With collaborators, such as Mary Epworth, ex-Hefner men Jack Hayter and Darren Hayman, Picturebox’s Robert Halcrow as well as Gare Du Nord label mates Robert Rotifer and Ralegh Long, Button and friends have conspired to create one of the year’s best pop releases.
Full of pop nuggets, with a few hints of 1990s Brit pop and lashings of 1967 psychedelia, it is the most English of albums with lovely Monty Python-esque notions like the government going on strike as well as the Ray Davies borrowed imagery of commuters traveling back to their Shangri-Las, rising out of the London Underground catacombs to the beautiful, suburban sunset above.
Among many highlights is the great pop of When She Said, What She Said, the aforementioned The Day The Government Went On Strike and the album’s Underground free title track.
Another is the lovely, 1960s infused tragi-pop of Umbrella Man. With its lovely melody it is no wonder John Howard, the 1970s singer-songwriter and collaborator of Button, covered this track earlier this year.

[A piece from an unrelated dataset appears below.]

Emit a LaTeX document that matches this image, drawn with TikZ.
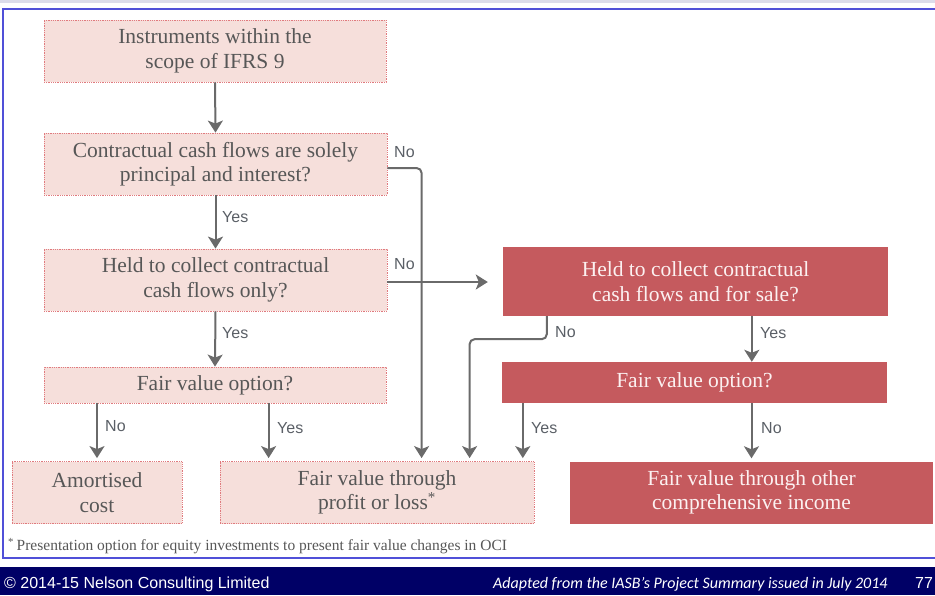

The 1990s Britpop comes courtesy of Nutflake Social. It’s like the moment when The Soup Dragons went ‘baggy’ in the early 1990s, except good. This track also features some fine David Bowie Low era harmonica from Nick Tidmarsh to usher in some 1976 pop into the mix.
There are a few artists like Button who excel at traveling down this nostalgia-pop route. Jim Noir and Voluntary Butler Scheme are the two most well known that spring to mind and their fans will adore Papernut Cambridge and There’s No Underground’s unpretentious take on the great English pop album.